Travel

Prague Jewish Quarter

In the afternoon of Day 2, we went up to the Jewish Quarter.

Pinkas Synagogue – Names

The Pinkas Synagogue is a memorial to Czech Holocaust victims; some 78,000 names are handwritten on the walls. This effort started in the 1950s but many of the names were destroyed under Communism so they started over in 1989. On the second floor there is a gallery of artwork done by children in the Terezin concentration camp – the plaques note whether the artist survived or not. Most did not. It was a difficult exhibition.

I feel weird taking photos in places like this. I’m of two minds – on the one hand, it seems in a way disrespectful to be snapping away (I think of Bender on Futurama always pulling out his camera  – “neat!”); on the other, it’s a place to remember and isn’t sharing images a way of doing that? I compromise with myself but only taking a few.

Old Jewish Cemetery

To exit you walk through the old Jewish cemetery. This cemetery was used for about 3 centuries and was the only place for Jewish burials so they had to stack bodies to make room — there are as many as 12 layers of bodies. The ground here is much higher than street level and the headstones are all tilted and some are so old they have crumbled. The place was restful and beautiful in a way, I just felt bad that the reason they had to cram so many bodies here is because Jews weren’t allowed to have land anywhere else.

The Old New Synagogue

My favorite place we visited here was the Old New Synagogue (it was new when it was built but became old when other synagogues came around, hence the name). It was built in 1270 (!!!) and is still in use today. Apparently at that time Jews were not allowed to be in the stonemason guild so the synagogue was built by Christians – there are 5 ribs in the vaulting on the ceiling instead of the usual 4, supposedly so that there wouldn’t be any crosses up there. 

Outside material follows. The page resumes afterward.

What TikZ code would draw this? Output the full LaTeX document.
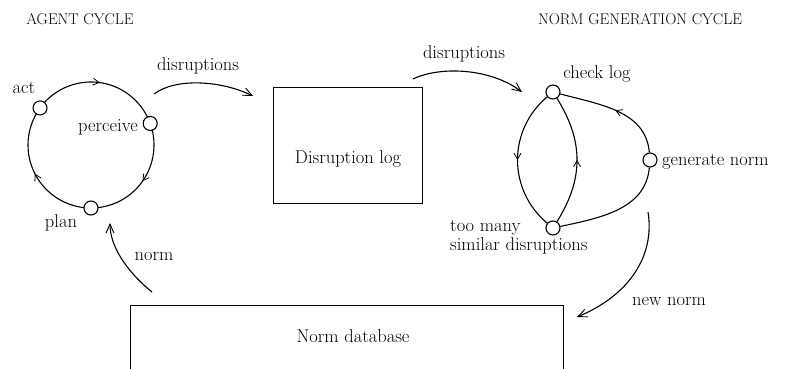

I liked it because it had a good feeling – it is small and below street level and this felt to me like coziness or closeness. Just a cute Gothic-style synagogue that’s been around for 8 CENTURIES. The Nazis did not destroy this building because they wanted to use it for a museum of the extermination of the Jewish race so it’s especially gratifying that it’s still standing and still being used. 

Ladder to the attic of the Old New Synagogue

This is where the Golem of Prague is supposedly kept. The legend is that Rabbi Loew created a golem out of clay to protect the Jewish Quarter and help out, animating it with a shem (capsule with magic formula) put in its mouth. The Rabbi would remove the shem every Friday to allow the golem to rest on the Sabbath. But the Rabbi forgot to remove it one Friday and the golem went on a rampage! They managed to subdue it but it was too dangerous to re-animate so they put it in the attic of the Old New Synagogue. You can’t go into the attic but you can see the iron rung ladder up to the door. COULD IT BE THAT HE IS STILL UP THERE? 

Rick Steves says the legend of the golem inspired Czech writer Karel Capek to write his play R.U.R., about artificial beings who turn on their creators. He used the Czech word “roboti” — “workers” (LIKE DR. ROBOTNIK) — which English eventually adopted as the word “robot.” Just FYI for your next trivia night.